Do outro lado do Sul do Brasil, Emerson José Zabott vive outra forma de itinerância. Artesão de 51 anos, ele mora em Palhoça (SC), na Guarda do Embaú, praia paradisíaca conhecida mundialmente como a 9ª Reserva Mundial do Surf. Há 26 anos mora na rua e ao longo da vida percorreu o Brasil vendendo pulseiras, colares e peças feitas à mão. Desde que perdeu os pais, há quatro anos, passa o Natal longe da cidade onde nasceu.

“Minha mãe faleceu dia 22 de dezembro. Depois disso, não voltei mais para casa. Agora é eu, o Peter e a Cindy Lauper”, diz, referindo-se aos dois cães que o acompanham. Para Emerson, a rua também oferece laços. “A família de verdade é a que tu encontra na estrada. A gente se junta, faz um peixe, divide o que tem.”

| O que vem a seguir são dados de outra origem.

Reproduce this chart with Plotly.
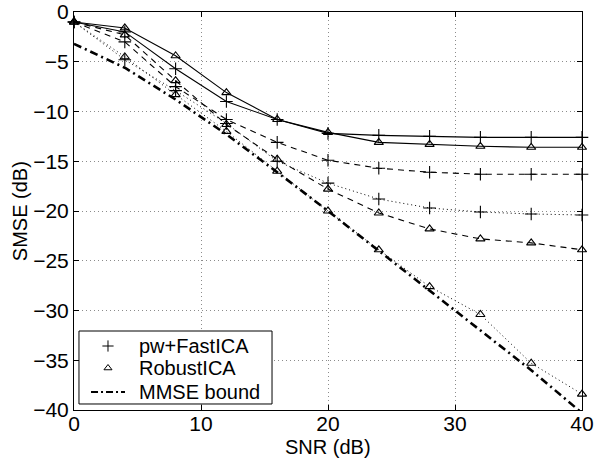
import plotly.graph_objects as go

snr = [0, 4, 8, 12, 16, 20, 24, 28, 32, 36, 40]

pw_solid = [-1.0, -2.0, -5.7, -9.0, -10.8, -12.2, -12.4, -12.5, -12.6, -12.6, -12.6]
rob_solid = [-1.0, -1.6, -4.4, -8.1, -10.8, -12.1, -13.1, -13.3, -13.5, -13.6, -13.6]
pw_dash = [-1.0, -3.0, -7.5, -10.8, -13.1, -14.9, -15.7, -16.1, -16.3, -16.3, -16.3]
rob_dash = [-1.0, -2.3, -6.9, -11.3, -14.8, -17.8, -20.2, -21.8, -22.8, -23.2, -23.9]
pw_dot = [-1.0, -4.8, -7.9, -11.2, -15.0, -17.2, -18.8, -19.7, -20.1, -20.3, -20.4]
rob_dot = [-1.0, -4.5, -8.3, -12.0, -16.0, -20.0, -23.9, -27.6, -30.4, -35.3, -38.4]
mmse = [-3.2, -5.6, -8.8, -12.3, -16.1, -20.0, -24.0, -28.0, -32.0, -36.0, -40.3]

legend_names = ["pw+FastICA", "RobustICA", "MMSE bound"]
x_title = "SNR (dB)"
y_title = "SMSE (dB)"

FONT = "Liberation Sans, Arial, sans-serif"

fig = go.Figure()

def add(y, dash, sym, width=1.1):
    fig.add_trace(go.Scatter(
        x=snr, y=y, mode="lines+markers", showlegend=False, cliponaxis=False,
        line=dict(color="black", width=width, dash=dash),
        marker=dict(symbol=sym, size=9 if "cross" in sym else 8, color="black",
                    line=dict(color="black", width=1.1)),
    ))

add(pw_solid, "solid", "cross-thin")
add(rob_solid, "solid", "triangle-up-open")
add(pw_dash, "6px,5px", "cross-thin")
add(rob_dash, "6px,5px", "triangle-up-open")
add(pw_dot, "1px,3px", "cross-thin", 1.0)
add(rob_dot, "1px,3px", "triangle-up-open", 1.0)

fig.add_trace(go.Scatter(
    x=snr, y=mmse, mode="lines", showlegend=False,
    line=dict(color="black", width=2.6, dash="8px,4px,2px,4px"),
))

# ---- hand-built legend (on an invisible overlay axis spanning the plot area) ----
box_x0, box_x1, box_y0, box_y1 = 0.0098, 0.3898, 0.0151, 0.1985
sym_x = 0.0669
text_x = 0.124
row_y = [0.1608, 0.1055, 0.0452]
line_x = [0.0335, 0.1004]

fig.add_trace(go.Scatter(
    x=[box_x0, box_x1, box_x1, box_x0, box_x0],
    y=[box_y0, box_y0, box_y1, box_y1, box_y0],
    xaxis="x2", yaxis="y2", mode="lines", fill="toself", fillcolor="white",
    line=dict(color="black", width=1), showlegend=False, hoverinfo="skip",
))
fig.add_trace(go.Scatter(
    x=[sym_x], y=[row_y[0]], xaxis="x2", yaxis="y2", mode="markers",
    marker=dict(symbol="cross-thin", size=8, line=dict(color="black", width=1)),
    showlegend=False, hoverinfo="skip",
))
fig.add_trace(go.Scatter(
    x=[sym_x], y=[row_y[1]], xaxis="x2", yaxis="y2", mode="markers",
    marker=dict(symbol="triangle-up-open", size=7, color="black",
                line=dict(color="black", width=1)),
    showlegend=False, hoverinfo="skip",
))
fig.add_trace(go.Scatter(
    x=line_x, y=[row_y[2], row_y[2]], xaxis="x2", yaxis="y2", mode="lines",
    line=dict(color="black", width=2.2, dash="7px,3px,2px,3px"),
    showlegend=False, hoverinfo="skip",
))
for name, yy in zip(legend_names, row_y):
    fig.add_annotation(x=text_x, y=yy, xref="paper", yref="paper", text=name,
                       showarrow=False, xanchor="left", yanchor="middle",
                       font=dict(family=FONT, size=20, color="black"))

# axis titles
fig.add_annotation(x=0.5, y=-0.092, xref="paper", yref="paper", text=x_title,
                   showarrow=False, xanchor="center", yanchor="middle",
                   font=dict(family=FONT, size=20, color="black"))
fig.add_annotation(x=-0.106, y=0.5, xref="paper", yref="paper", text=y_title,
                   showarrow=False, xanchor="center", yanchor="middle", textangle=-90,
                   font=dict(family=FONT, size=20, color="black"))

axis_common = dict(
    showline=True, linecolor="black", linewidth=1, mirror="ticks",
    ticks="inside", ticklen=5, tickcolor="black",
    showgrid=True, gridcolor="#8c8c8c", griddash="1px,3px", gridwidth=1,
    zeroline=False, automargin=False,
    tickfont=dict(family=FONT, size=21, color="black"),
)

fig.update_layout(
    width=594, height=460,
    margin=dict(l=74, r=12, t=12, b=50),
    plot_bgcolor="white", paper_bgcolor="white",
    showlegend=False,
    xaxis=dict(range=[0, 40], tickvals=[0, 10, 20, 30, 40], ticklabelstandoff=-5,
               **axis_common),
    yaxis=dict(range=[-40, 0], tickvals=[0, -5, -10, -15, -20, -25, -30, -35, -40],
               **axis_common),
    xaxis2=dict(range=[0, 1], overlaying="x", visible=False, fixedrange=True),
    yaxis2=dict(range=[0, 1], overlaying="y", visible=False, fixedrange=True),
)

fig.write_html("out.html", post_script="document.body.style.margin='0';",
               config={"displayModeBar": False})
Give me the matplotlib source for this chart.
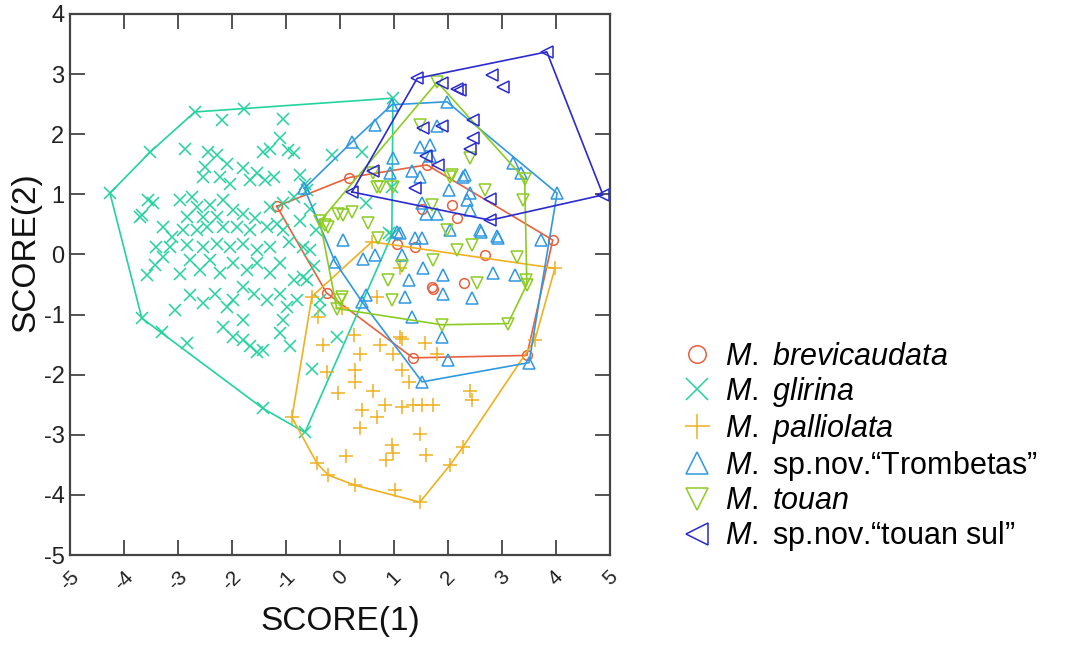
import numpy as np
import matplotlib
matplotlib.use("Agg")
import matplotlib.pyplot as plt
from matplotlib.lines import Line2D

plt.rcParams['font.family'] = ['Liberation Sans', 'DejaVu Sans']
plt.rcParams['mathtext.fontset'] = 'custom'
plt.rcParams['mathtext.rm'] = 'Liberation Sans'
plt.rcParams['mathtext.it'] = 'Liberation Sans:italic'
plt.rcParams['axes.unicode_minus'] = False

# ---------------- data (SCORE(1), SCORE(2)) ----------------
brev_x = [-1.17, 0.17, 1.61, 3.94, 3.46, 1.35, -0.25, 2.07, 2.17, 1.52, 1.06, 1.39, 2.69, 1.70, 1.73, 2.30]
brev_y = [0.80, 1.28, 1.49, 0.24, -1.68, -1.72, -0.64, 0.82, 0.60, 0.76, 0.17, 0.12, -0.01, -0.54, -0.57, -0.48]

glir_x = [-4.26, -3.52, -2.69, -1.78, 0.98, 0.96, -0.65, -1.43, -2.83, -3.30, -3.67,
          -2.19, -1.05, -1.11, -2.87, -2.44, -2.28, -1.42, -1.30, -0.96, -0.86, -2.50, -2.10,
          -1.79, -1.54, -1.23, -2.53, -2.22, -2.04, -1.67, -1.39, -0.74, -0.65, -3.46, -3.67,
          -2.96, -2.75, -2.65, -2.41, -2.16, -2.84, -2.53, -2.28, -1.98, -1.79, -1.57, -1.30,
          -1.05, -3.27, -3.12, -2.90, -2.65, -2.47, -2.16, -1.91, -1.67, -1.36, -1.17, -1.05,
          -3.40, -3.15, -2.84, -2.53, -2.28, -2.04, -1.79, -1.54, -1.30, -0.68,
          -3.58, -3.43, -3.27, -2.96, -2.78, -2.59, -2.41, -2.22, -1.98, -1.73, -1.54, -1.30,
          -1.11, -0.86, -0.68, -2.78, -3.06, -2.53, -2.31, -2.10, -1.98, -1.79, -1.60, -1.36,
          -1.11, -0.99, -0.80, -1.05, -1.79, -2.16, -1.98, -1.79, -1.67, -1.54, -1.42, -1.11,
          -0.93, -0.52, -0.15, 0.41, -0.62, 0.49, 0.96, 0.90, -0.56, -0.49, -0.62, -0.37,
          -0.37, -0.06, -0.85, -0.75, -0.95, -0.55, -0.45, -3.70, -3.55]
glir_y = [1.02, 1.70, 2.37, 2.42, 2.60, 0.32, -2.96, -2.56, -1.47, -1.29, -1.06,
          2.24, 2.25, 1.93, 1.75, 1.71, 1.65, 1.71, 1.76, 1.74, 1.68, 1.46, 1.51,
          1.43, 1.35, 1.29, 1.29, 1.29, 1.18, 1.24, 1.24, 1.32, 1.18, 0.85, 0.65,
          0.90, 0.96, 0.79, 0.82, 0.90, 0.62, 0.62, 0.62, 0.74, 0.68, 0.60, 0.79,
          0.85, 0.46, 0.29, 0.40, 0.40, 0.46, 0.46, 0.46, 0.40, 0.46, 0.51, 0.40,
          0.13, 0.13, 0.15, 0.13, 0.18, 0.13, 0.18, 0.07, 0.13, 0.13,
          -0.34, -0.18, -0.04, -0.32, -0.09, -0.26, -0.09, -0.31, -0.15, -0.26, -0.15, -0.31,
          -0.15, -0.43, -0.37, -0.68, -0.93, -0.81, -0.65, -0.87, -0.76, -0.54, -0.65, -0.76,
          -0.65, -0.87, -0.76, -1.09, -1.09, -1.20, -1.37, -1.42, -1.53, -1.62, -1.59, -1.31,
          -1.53, -1.90, 1.65, 1.70, 1.07, 0.85, 1.13, 0.35, 0.07, -0.20, -0.43, -0.76,
          -0.92, -1.37, 0.95, 0.55, 0.20, 0.75, 0.40, 0.62, 0.90]

pall_x = [-0.52, 0.59, 3.98, 3.61, 2.28, 2.04, 1.48, 0.28, -0.22, -0.43, -0.89,
          -0.31, 0.25, 0.37, 0.28, 0.28, 0.74, 1.14, 0.99, 1.14, 1.27, 1.57, 1.79, -0.25,
          -0.03, 0.62, 0.83, 1.14, 1.36, 1.51, 1.73, 2.41, 2.44, 0.40, 0.68, 0.37, 1.48,
          0.96, 0.99, 0.86, 0.12, 1.60, 1.02, 1.11, 0.68, -0.41, 0.04, 1.11]
pall_y = [-0.70, 0.21, -0.23, -1.42, -3.20, -3.50, -4.12, -3.84, -3.67, -3.47, -2.71,
          -1.51, -1.34, -1.65, -1.92, -2.12, -1.51, -1.40, -1.65, -1.92, -2.12, -1.48, -1.65, -1.95,
          -2.31, -2.28, -2.50, -2.53, -2.51, -2.51, -2.51, -2.28, -2.42, -2.59, -2.70, -2.89, -2.98,
          -3.17, -3.31, -3.42, -3.36, -3.34, -3.92, -0.23, -0.70, -1.04, -0.89, -1.37]

trom_x = [-0.66, 0.22, 0.65, 0.96, 1.98, 4.02, 3.50, 1.52, 0.41, -0.09,
          2.01, 2.35, 2.41, 1.60, 1.79, 1.51, 2.62, 2.93, 3.73, 1.05, 1.11, 1.39, 1.51, 2.04,
          0.43, 0.65, 1.14, 1.54, 1.91, 2.84, 3.24, 1.27, 0.49, 1.20, 1.91, 2.44, 1.33, 1.88,
          1.79, 1.48, 1.67, 0.99, 1.33, 1.48, 2.28, 0.93, 2.41, 1.67, 3.21, 3.36, 2.31, 2.59,
          2.90, 0.06, 2.00]
trom_y = [1.10, 1.87, 2.15, 2.49, 2.54, 1.02, -1.80, -2.12, -0.79, -0.13,
          1.07, 0.91, 0.74, 0.68, 0.68, 0.85, 0.38, 0.27, 0.24, 0.38, 0.35, 0.27, 0.27, 0.41,
          -0.07, -0.01, -0.01, -0.23, -0.34, -0.31, -0.34, -0.43, -0.68, -0.70, -0.65, -0.73, -1.04, -1.37,
          2.13, 1.79, 1.63, 1.60, 1.38, 1.29, 1.29, 1.35, 1.02, 1.82, 1.52, 1.35, 1.32, 0.41,
          0.30, 0.24, -1.76]

toua_x = [1.80, 3.42, 3.46, 3.11, 1.89, -0.06, -0.37,
          -0.28, 0.06, 0.22, 0.52, 0.71, 0.68, 1.70, 1.98, 2.16, 2.44, 1.73, 1.14, 0.89, 0.96,
          2.53, 3.27, 3.44, 2.69, 3.38, 0.03, 1.48, 2.41, 2.07, 0.62, 0.74, 0.99, 2.04, -0.03,
          -0.22, 0.00]
toua_y = [2.87, 1.25, -0.50, -1.15, -1.17, -0.90, 0.55,
          0.49, 0.66, 0.71, 0.52, 0.27, 1.13, 0.82, 0.41, 0.07, 0.16, -0.09, -0.20, -0.43, -0.76,
          -0.48, -0.04, -0.43, 1.07, 0.90, -0.70, 2.15, 1.60, 1.32, 1.35, 1.13, 1.13, 1.29, 0.68,
          0.46, -0.76]

sul_x = [1.43, 3.83, 4.87, 2.78, 0.22, 2.81, 3.02, 2.22, 2.47, 2.47, 2.41, 1.88, 2.16,
         1.54, 1.88, 1.60, 1.82, 0.62, 1.39, 2.78]
sul_y = [2.93, 3.37, 0.99, 0.57, 1.04, 2.98, 2.79, 2.74, 2.24, 1.93, 1.76, 2.85, 2.76,
         2.10, 2.13, 1.63, 1.49, 1.38, 1.10, 0.93]

labels = [r'$\mathit{M.}$ $\mathit{brevicaudata}$', r'$\mathit{M.}$ $\mathit{glirina}$',
          r'$\mathit{M.}$ $\mathit{palliolata}$', r'$\mathit{M.}$ sp.nov.“Trombetas”',
          r'$\mathit{M.}$ $\mathit{touan}$', r'$\mathit{M.}$ sp.nov.“touan sul”']
colors = ['#e8603c', '#22d3a0', '#f0b020', '#2f98e2', '#8ccc22', '#2a2ad0']
markers = ['o', 'x', '+', '^', 'v', '<']
sizes = [7, 9, 10, 8.5, 8.5, 8.5]

groups = [(brev_x, brev_y), (glir_x, glir_y), (pall_x, pall_y),
          (trom_x, trom_y), (toua_x, toua_y), (sul_x, sul_y)]


def convex_hull(xs, ys):
    pts = sorted(set(zip(xs, ys)))

    def cross(o, a, b):
        return (a[0] - o[0]) * (b[1] - o[1]) - (a[1] - o[1]) * (b[0] - o[0])

    lower, upper = [], []
    for p in pts:
        while len(lower) >= 2 and cross(lower[-2], lower[-1], p) <= 0:
            lower.pop()
        lower.append(p)
    for p in reversed(pts):
        while len(upper) >= 2 and cross(upper[-2], upper[-1], p) <= 0:
            upper.pop()
        upper.append(p)
    h = lower[:-1] + upper[:-1]
    h.append(h[0])
    return np.array(h)


fig = plt.figure(figsize=(10.77, 6.49), dpi=100)
ax = fig.add_axes([70 / 1077, 94 / 649, 540 / 1077, 541 / 649])

for (gx, gy), c, m, s in zip(groups, colors, markers, sizes):
    ax.plot(gx, gy, linestyle='none', marker=m, markersize=s, markerfacecolor='none',
            markeredgecolor=c, markeredgewidth=1.1)
    h = convex_hull(gx, gy)
    ax.plot(h[:, 0], h[:, 1], color=c, lw=1.2)

ax.set_xlim(-5, 5)
ax.set_ylim(-5, 4)
ax.set_xticks(range(-5, 6))
ax.set_yticks(range(-5, 5))
ax.tick_params(direction='in', length=11, width=1.3, top=True, right=True,
               color='#444444', labelcolor='#222222')
ax.tick_params(axis='y', labelsize=17, pad=4)
ax.tick_params(axis='x', labelsize=15, pad=9, labelrotation=45)
for sp in ax.spines.values():
    sp.set_color('#444444')
    sp.set_linewidth(1.6)

ax.set_xlabel('SCORE(1)', fontsize=24, color='#111111')
ax.set_ylabel('SCORE(2)', fontsize=24, color='#111111')
ax.xaxis.set_label_coords(0.5, -0.095)
ax.yaxis.set_label_coords(-0.052, 0.56)

handles = [Line2D([], [], linestyle='none', marker=m, markersize=s * 1.8,
                  markerfacecolor='none', markeredgecolor=c, markeredgewidth=1.1)
           for c, m, s in zip(colors, markers, sizes)]
fig.legend(handles, labels, loc='upper left', bbox_to_anchor=(682 / 1077, 1 - 342 / 649),
           frameon=False, fontsize=22, labelspacing=0.1, handlelength=1.0,
           handletextpad=0.4, borderpad=0, borderaxespad=0)

fig.savefig('out.png', dpi=100)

É pelas poucas ruas do centrinho da vila da Guarda, que Emerson, conhecido como Salame, passa seus dias. O apelido veio da infância, quando pegou a produção dos pais e fugiu com amigos para um acampamento. Em setembro desse ano, a renda que obtém com a venda do artesanato e ajuda da comunidade, conseguiu alugar um espaço para ele os cães.

“Já tive carro, já tive casa, já tive um monte de coisa. Mas a vida que eu levo agora, por exemplo, eu estou a três quadras da praia”. Emerson diz que o Natal seguirá sendo vivido na rua. “Minha casa é onde eu e meus cachorros estamos. A rua é nossa. Ali é que a gente encontra outros iguais, e do nada vira uma festa.”

As histórias de Jerônimo e Emerson expõem a rotina de quem, apesar do abandono, não deixam de sentir. Entre rejeição, resiliência e tentativas de recomeço, seguem buscando algum tipo de conexão. No Natal, enquanto muitos buscam presentes, eles buscam presença. Às vezes, um aceno basta.